Thread overview
[Hackathon] ARM Cortex-M LCD Demo
May 01, 2015
Mike
May 01, 2015
ketmar
May 01, 2015
Jeremiah DeHaan
May 04, 2015
Dan Olson
May 01, 2015
Walter Bright
May 01, 2015
A simple demonstration using D to bare-metal program and ARM Cortex-M microcontroller.  Full description with pictures and even a video can be found here:  https://github.com/JinShil/stm32f42_discovery_demo/blob/master/README.md

I know, random rectangles on a screen is not all that remarkable, but there's quite a bit of work that needs to be done before one can write their first pixel.
* Minimal D runtime
* Memory-mapped IO features
* Clock and flash memory configuration
* Software initialization (data and bss segments)
* SPI driver to configure the external LCD controller
* Internal parallel LCD controller configuration
* Hardware random number generator

EVERYTHING is in D. I've had this project on the back burner for a while, and the Hackathon gave me the excuse I needed to get it done.  I didn't put a lot of effort into the code because I just wanted to get something working to prove some ideas I had, and show that D has some potential in this domain.
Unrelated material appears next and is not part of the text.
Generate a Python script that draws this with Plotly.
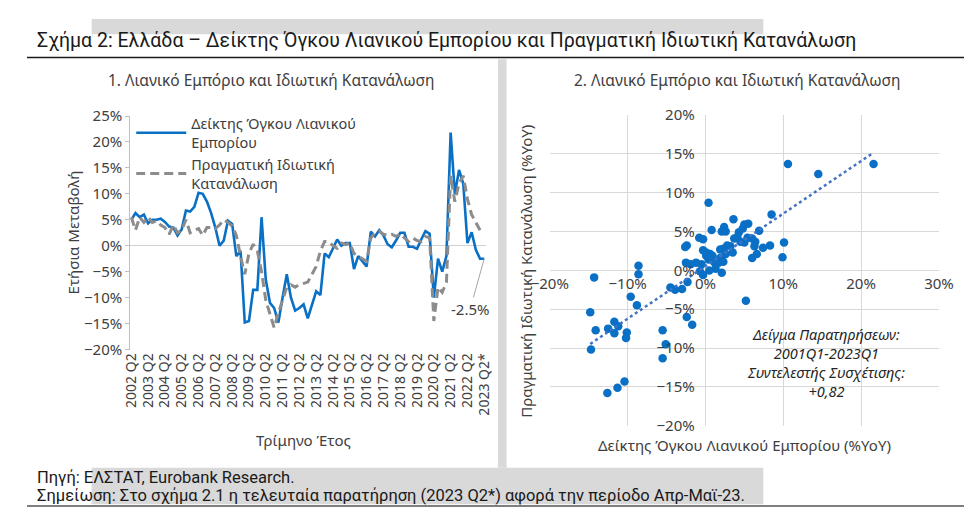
import plotly.graph_objects as go
import numpy as np

# ---------------- data ----------------
years = list(range(2002, 2024))
quarters = []
for y in years:
    for q in range(1, 5):
        if (y == 2002 and q < 2) or (y == 2023 and q > 2):
            continue
        quarters.append(f"{y} Q{q}")
quarters[-1] = "2023 Q2*"

tick_labels = [f"{y} Q2" for y in range(2002, 2023)] + ["2023 Q2*"]

retail = [5.0, 6.3, 5.5, 6.0, 4.3, 5.0, 5.0, 5.2, 4.6, 3.7,
          3.5, 2.0, 3.2, 6.8, 6.6, 7.5, 10.2, 10.0, 8.5, 6.3,
          3.5, 0.0, 1.0, 4.8, 4.2, -2.0, -1.0, -14.8, -14.5, -8.5,
          -8.5, 5.5, -6.5, -11.0, -12.0, -14.8, -10.0, -5.5, -10.0, -12.5,
          -12.0, -11.3, -14.0, -11.5, -8.8, -9.5, -1.5, -2.2, -0.5, 1.2,
          0.0, 0.5, 0.5, -4.5, -2.0, -3.0, -4.0, 2.7, 1.8, 3.0,
          2.0, 0.3, -0.3, 1.0, 2.5, 2.5, -0.2, -0.2, -0.6, 1.2,
          2.8, 2.3, -10.0, -2.5, -5.0, -2.0, 21.8, 10.0, 14.6, 12.0,
          0.5, 2.6, -0.8, -2.5, -2.5]

consumption = [5.5, 3.0, 5.5, 4.5, 5.5, 4.5, 4.8, 4.0, 3.5, 2.2,
               4.0, 2.5, 3.0, 5.0, 2.5, 3.0, 3.3, 2.0, 3.5, 3.5,
               3.3, 4.0, 5.0, 4.5, 3.8, 2.0, -2.0, -5.5, -1.5, 0.3,
               -1.0, -5.0, -10.5, -13.0, -15.8, -13.0, -10.5, -8.0, -7.5, -8.0,
               -7.5, -7.2, -7.0, -5.5, -4.0, -1.0, 0.8, 0.8, 0.0, -0.5,
               0.5, 0.2, 0.5, -1.5, -2.0, -2.5, -3.0, 1.5, 2.5, 2.8,
               2.2, 2.0, 2.2, 1.8, 2.3, 1.5, 0.8, 1.5, 1.0, 0.8,
               1.8, 1.5, -14.5, -8.0, -9.0, -7.0, 13.5, 8.5, 12.0, 13.5,
               9.0, 6.0, 4.5, 3.0, None]

scatter_x = [21.6, 10.6, 14.5, 0.4, 8.5, 3.6, 0.8, 2.4, 2.1, 2.6,
             5.5, 5.0, 4.8, 4.3, 4.1, 3.7, 4.5, 5.0, 5.4, 6.0,
             6.4, 6.3, 6.9, 10.1, 8.3, 7.4, 6.6, 6.0, 9.9, -0.8,
             -0.3, -2.4, -2.6, -0.3, 0.1, 0.6, 0.9, 0.1, 0.4, 0.8,
             1.9, 2.3, 2.8, 3.2, 3.5, 2.6, 1.9, 1.2, 1.7, 2.3,
             1.3, 0.5, -0.5, -1.2, -1.9, -2.5, -0.7, -0.3, 2.1, 5.2,
             -8.6, -8.6, -14.3, -9.6, -8.8, -14.8, -2.3, -3.0, -3.9, -4.5,
             -2.4, -1.7, -5.5, -11.7, -11.2, -12.5, -14.1, -11.7, -10.1, -10.2,
             -14.7, -5.1, -5.5, -12.6, -11.3, -10.4]
scatter_y = [13.7, 13.7, 12.4, 8.7, 7.2, 6.6, 5.2, 5.6, 5.0, 5.0,
             6.0, 5.9, 5.4, 4.9, 4.3, 4.1, 3.7, 3.6, 4.2, 4.1,
             3.7, 3.1, 5.1, 3.6, 3.2, 2.9, 2.1, 1.6, 1.7, 4.2,
             4.0, 3.2, 3.0, 2.6, 2.3, 2.1, 1.9, 1.9, 1.4, 1.6,
             2.7, 2.8, 3.2, 3.1, 2.3, 2.1, 1.6, 1.0, 1.0, 1.1,
             0.2, 0.0, 0.8, 1.0, 0.8, 1.0, -0.1, -0.6, -0.3, -3.9,
             0.6, -0.5, -0.9, -3.4, -4.5, -5.4, -1.5, -2.4, -2.5, -2.2,
             -6.0, -7.0, -7.7, -6.6, -7.2, -7.5, -7.7, -8.1, -8.0, -8.7,
             -10.2, -9.5, -11.3, -15.8, -15.1, -14.3]

correlation_text = "+0,82"
sample_text = "2001Q1-2023Q1"

# ---------------- styling helpers ----------------
W, H = 972, 510
def px(x):
    return x / W
def py(y):
    return 1 - y / H

BLUE = "#0A70C6"
GREY = "#8C8C8C"
TXT = "#404040"
FONT = "Noto Sans, Open Sans, DejaVu Sans, sans-serif"
NARROW = "Roboto, Noto Sans, sans-serif"

fig = go.Figure()

# left chart lines
fig.add_trace(go.Scatter(
    x=quarters, y=retail, mode="lines", name="Δείκτης Όγκου Λιανικού<br>Εμπορίου",
    line=dict(color=BLUE, width=2.6), xaxis="x", yaxis="y"))
fig.add_trace(go.Scatter(
    x=quarters, y=consumption, mode="lines", name="Πραγματική Ιδιωτική<br>Κατανάλωση",
    line=dict(color=GREY, width=3, dash="9px,5px"), xaxis="x", yaxis="y",
    connectgaps=False))

# right chart scatter
fig.add_trace(go.Scatter(
    x=scatter_x, y=scatter_y, mode="markers", showlegend=False,
    marker=dict(color=BLUE, size=8.5), xaxis="x2", yaxis="y2"))

# trend line (OLS fit of the scatter data)
sx = np.array(scatter_x)
sy = np.array(scatter_y)
slope, intercept = np.polyfit(sx, sy, 1)
tx = np.array([sx.min(), sx.max()])
fig.add_trace(go.Scatter(
    x=tx, y=slope * tx + intercept, mode="lines", showlegend=False,
    line=dict(color="#4472C4", width=2.5, dash="dot"), xaxis="x2", yaxis="y2"))

# ---------------- axes ----------------
x2_dom = [px(541.7), px(945)]
y2_dom = [py(423.3), py(100)]

fig.update_layout(
    width=W, height=H,
    margin=dict(l=0, r=0, t=0, b=0),
    paper_bgcolor="white",
    plot_bgcolor="rgba(0,0,0,0)",
    font=dict(family=FONT, size=14, color=TXT),
    showlegend=True,
    legend=dict(x=px(108), y=py(92), xanchor="left", yanchor="top",
                bgcolor="rgba(0,0,0,0)", font=dict(size=14.5, color=TXT),
                tracegroupgap=2, itemwidth=50),
    xaxis=dict(domain=[px(107), px(476)], type="category",
               range=[-0.25, len(quarters) - 0.5],
               tickmode="array", tickvals=tick_labels,
               ticktext=tick_labels, tickangle=-90,
               showgrid=False, showline=False, ticks="", zeroline=False,
               tickfont=dict(size=14, color=TXT), anchor="y"),
    yaxis=dict(domain=[py(344), py(101)], range=[-20, 25], dtick=5,
               ticksuffix="%", showgrid=False, zeroline=True,
               zerolinecolor="#D0D0D0", zerolinewidth=1,
               showline=True, linecolor="#BFBFBF", linewidth=1,
               ticks="outside", ticklen=4, tickcolor="#BFBFBF",
               tickfont=dict(size=15, color=TXT), anchor="x"),
    xaxis2=dict(domain=x2_dom, range=[-20, 30], dtick=10, ticksuffix="%",
                showgrid=True, gridcolor="#D9D9D9", gridwidth=1,
                zeroline=True, zerolinecolor="#D9D9D9", zerolinewidth=1,
                showline=False, ticks="", anchor="free",
                position=py(261.7), ticklabelstandoff=3,
                tickfont=dict(size=15, color=TXT)),
    yaxis2=dict(domain=y2_dom, range=[-20, 20], dtick=5, ticksuffix="%",
                showgrid=True, gridcolor="#D9D9D9", gridwidth=1,
                zeroline=True, zerolinecolor="#D9D9D9", zerolinewidth=1,
                showline=False, ticks="", anchor="free",
                position=px(703.3), ticklabelstandoff=11,
                tickfont=dict(size=15, color=TXT)),
)

# ---------------- background shapes ----------------
shapes = [
    dict(type="rect", xref="paper", yref="paper", x0=px(67), x1=px(763),
         y0=py(16), y1=py(0), fillcolor="#D9D9D9", line_width=0, layer="below"),
    dict(type="rect", xref="paper", yref="paper", x0=px(488), x1=px(497),
         y0=py(467), y1=py(42), fillcolor="#D9D9D9", line_width=0, layer="below"),
    dict(type="rect", xref="paper", yref="paper", x0=px(67), x1=px(763),
         y0=py(505), y1=py(467), fillcolor="#D9D9D9", line_width=0, layer="below"),
    dict(type="line", xref="paper", yref="paper", x0=0, x1=1,
         y0=py(40), y1=py(40), line=dict(color="#1A1A1A", width=1.5)),
    dict(type="line", xref="paper", yref="paper", x0=0, x1=1,
         y0=py(507), y1=py(507), line=dict(color="#555555", width=1.5)),
]
fig.update_layout(shapes=shapes)

# ---------------- annotations ----------------
ann = []
ann.append(dict(text="Σχήμα 2: Ελλάδα – Δείκτης Όγκου Λιανικού Εμπορίου και Πραγματική Ιδιωτική Κατανάλωση",
                x=px(8), y=py(22), xref="paper", yref="paper", xanchor="left", yanchor="middle",
                showarrow=False, font=dict(family=NARROW, size=19.5, color="#1A1A1A")))
ann.append(dict(text="Πηγή: ΕΛΣΤΑΤ, Eurobank Research.",
                x=px(8), y=py(477), xref="paper", yref="paper", xanchor="left", yanchor="middle",
                showarrow=False, font=dict(family=NARROW, size=16.5, color="#1A1A1A")))
ann.append(dict(text="Σημείωση: Στο σχήμα 2.1 η τελευταία παρατήρηση (2023 Q2*) αφορά την περίοδο Απρ-Μαϊ-23.",
                x=px(8), y=py(496), xref="paper", yref="paper", xanchor="left", yanchor="middle",
                showarrow=False, font=dict(family=NARROW, size=16.5, color="#1A1A1A")))
ann.append(dict(text="1. Λιανικό Εμπόριο και Ιδιωτική Κατανάλωση",
                x=px(253), y=py(63), xref="paper", yref="paper", xanchor="center", yanchor="middle",
                showarrow=False, font=dict(size=15.5, color=TXT)))
ann.append(dict(text="2. Λιανικό Εμπόριο και Ιδιωτική Κατανάλωση",
                x=px(736), y=py(63), xref="paper", yref="paper", xanchor="center", yanchor="middle",
                showarrow=False, font=dict(size=15.5, color=TXT)))
ann.append(dict(text="Ετήσια Μεταβολή", textangle=-90,
                x=px(48), y=py(222), xref="paper", yref="paper", xanchor="center", yanchor="middle",
                showarrow=False, font=dict(size=15, color=TXT)))
ann.append(dict(text="Τρίμηνο Έτος",
                x=px(287), y=py(438), xref="paper", yref="paper", xanchor="center", yanchor="middle",
                showarrow=False, font=dict(size=15, color=TXT)))
ann.append(dict(text="Πραγματική Ιδιωτική Κατανάλωση (%YoY)", textangle=-90,
                x=px(517), y=py(262), xref="paper", yref="paper", xanchor="center", yanchor="middle",
                showarrow=False, font=dict(size=15, color=TXT)))
ann.append(dict(text="Δείκτης Όγκου Λιανικού Εμπορίου (%YoY)",
                x=px(743), y=py(443), xref="paper", yref="paper", xanchor="center", yanchor="middle",
                showarrow=False, font=dict(size=15, color=TXT)))
ann.append(dict(text=f"<i>Δείγμα Παρατηρήσεων:<br>{sample_text}<br>Συντελεστής Συσχέτισης:<br>{correlation_text}</i>",
                x=px(828), y=py(357), xref="paper", yref="paper", xanchor="center", yanchor="middle",
                showarrow=False, align="center", font=dict(size=14.5, color="#262626")))
ann.append(dict(text=f"{retail[-1]:.1f}%", x=quarters[-1], y=retail[-1], xref="x", yref="y",
                showarrow=True, arrowhead=0, arrowwidth=1, arrowcolor="#A6A6A6",
                ax=-14, ay=50, font=dict(size=15, color=TXT)))
fig.update_layout(annotations=ann)

fig.write_html("out.html")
I hope you find it interesting.  Ask me anything.

Mike
May 01, 2015
On Fri, 01 May 2015 15:30:21 +0000, Mike wrote:

> I know, random rectangles on a screen is not all that remarkable,

they ARE remarkable!

May 01, 2015
On Friday, 1 May 2015 at 15:37:09 UTC, ketmar wrote:
> On Fri, 01 May 2015 15:30:21 +0000, Mike wrote:
>
>> I know, random rectangles on a screen is not all that remarkable,
>
> they ARE remarkable!

I agree. This is fantastic work! I am so excited to see this.
May 01, 2015
On 5/1/15 8:30 AM, Mike wrote:
> A simple demonstration using D to bare-metal program and ARM Cortex-M
> microcontroller.  Full description with pictures and even a video can be
> found here:
> https://github.com/JinShil/stm32f42_discovery_demo/blob/master/README.md
>
> I know, random rectangles on a screen is not all that remarkable, but
> there's quite a bit of work that needs to be done before one can write
> their first pixel.
> * Minimal D runtime
> * Memory-mapped IO features
> * Clock and flash memory configuration
> * Software initialization (data and bss segments)
> * SPI driver to configure the external LCD controller
> * Internal parallel LCD controller configuration
> * Hardware random number generator
>
> EVERYTHING is in D. I've had this project on the back burner for a
> while, and the Hackathon gave me the excuse I needed to get it done.  I
> didn't put a lot of effort into the code because I just wanted to get
> something working to prove some ideas I had, and show that D has some
> potential in this domain.
>
> I hope you find it interesting.  Ask me anything.
>
> Mike

Awesome work!

http://www.reddit.com/r/programming/comments/34k3aq/arm_cortexm_lct_demo_written_in_minimal_runtime_d/

https://www.facebook.com/dlang.org/posts/1060869977260016

https://twitter.com/D_Programming/status/594245030677741569


Andrei
May 01, 2015
On 5/1/2015 2:01 PM, Andrei Alexandrescu wrote:
> On 5/1/15 8:30 AM, Mike wrote:
>> A simple demonstration using D to bare-metal program and ARM Cortex-M
>> microcontroller.  Full description with pictures and even a video can be
>> found here:
>> https://github.com/JinShil/stm32f42_discovery_demo/blob/master/README.md
> Awesome work!
> http://www.reddit.com/r/programming/comments/34k3aq/arm_cortexm_lct_demo_written_in_minimal_runtime_d/

Yes, pretty dazz. Mike, if you could hang out a bit on reddit and make an "ask me anything" post, that would help a lot.

May 04, 2015
"Jeremiah DeHaan" <dehaan.jeremiah@gmail.com> writes:

> On Friday, 1 May 2015 at 15:37:09 UTC, ketmar wrote:
>> On Fri, 01 May 2015 15:30:21 +0000, Mike wrote:
>>
>>> I know, random rectangles on a screen is not all that remarkable,
>>
>> they ARE remarkable!
>
> I agree. This is fantastic work! I am so excited to see this.

Me too! True embedded work should be a sweet spot for D. Too bad we can't grab 2-3 developers and give them 3-months budget and time to hack out all the necessary parts for an embedded toolchain,libs,and methodolgy based entirely on D. Anybody thought of porting relavant parts of say newlib to D?